Yes, we are sick of it. We’re tired of being called bigots for adhering to the teachings of our religion. We’re sick of being called intolerant because we believe a person should have to show an ID to vote. We’re fed up with being told we’re waging war against women because we don’t believe taxpayers should be forced to pay for their birth control.
Trump and Carson are leading in the polls because they’re not afraid to articulate what so many Americans feel in their hearts. It’s okay to support traditional marriage. It’s okay to be patriotic. It’s okay to believe the government shouldn’t control all our lives to protect the whims of tiny minorities with extreme views. And yes, a man dressing as women is “extreme.”
Dare I say it, weird?
(Note: On a related note, check out this look at Carson’s Facebook post on why he’s running for president.)
The new normal in conservative politics is fighting back against the forces of political correctness. We saw it in last week’s debate. We witnessed it again this week in the four states Lord talked about above.
And I have a feeling we’re going to see the same thing happen starting in February of next year. Watch out, establishment.
Jindal keeps up the effort to stand out
I mentioned yesterday that Bobby Jindal is engaging in an all-out effort to win in Iowa. Unlike Jeb Bush, Jindal’s campaign is taking a realistic view towards how he can make progress in the state and afterwards, should he somehow manage to win.

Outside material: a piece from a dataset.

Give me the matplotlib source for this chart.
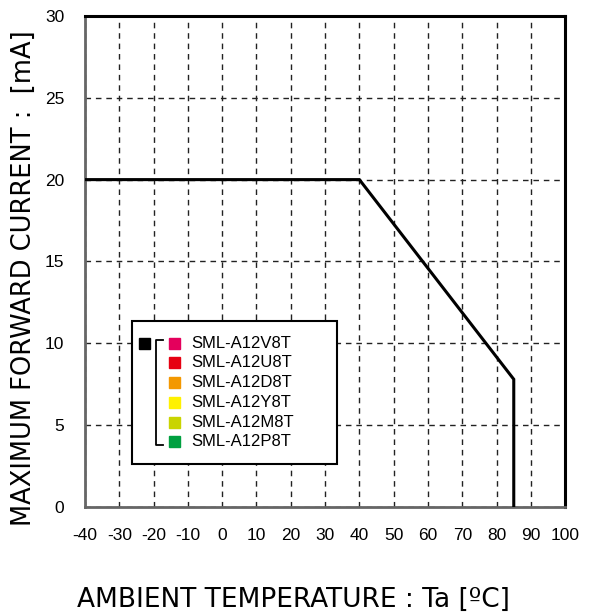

Ben Kamisar of The Hill reports, “With limited funding and a crowded lane for the evangelical vote, Jindal faces an almost insurmountable hole in other primaries. But he has put virtually all his chips down in Iowa as he adheres to the playbook that has, in the past, rewarded the long shot.”
Kamisar adds that Jindal’s campaign has held 122 events in Iowa over 70 days, according to The Des Moines Register, and his 70 days spent on the ground are more than any other candidate on either side of the aisle.
He’s been there so long he’s seen an entire corn growing season from sowing the seeds to reaping the harvest.
Though his fundraising is virtually non-existent, Jindal does have a Super PAC that’s helping on the ground in Iowa. David M. Drucker of the Washington Examiner reports, “The super PAC (Believe Again), run by Jindal's long-time consultant, Brad Todd, is supplementing the campaign by underwriting town hall meetings across Iowa, as well as tele-town halls.”
Believe Again holds the events and Jindal is the invited guest. Staff then collects information from attendees.
Carly Fiorina’s Super PAC is apparently doing similar work.
It’s a means for lower-polling candidates to stay in the race. In an age where politics is so dominated by fundraising, the PACs perform a valuable function beyond just flooding the airwaves with political commercials.
Time will tell whether Jindal can find his “lane” and move up in the polls. As I’ve said, he’s an interesting candidate who deserves an opportunity to try and show why he should be president.
All he’s asking for is that one chance. I think we should give it to him.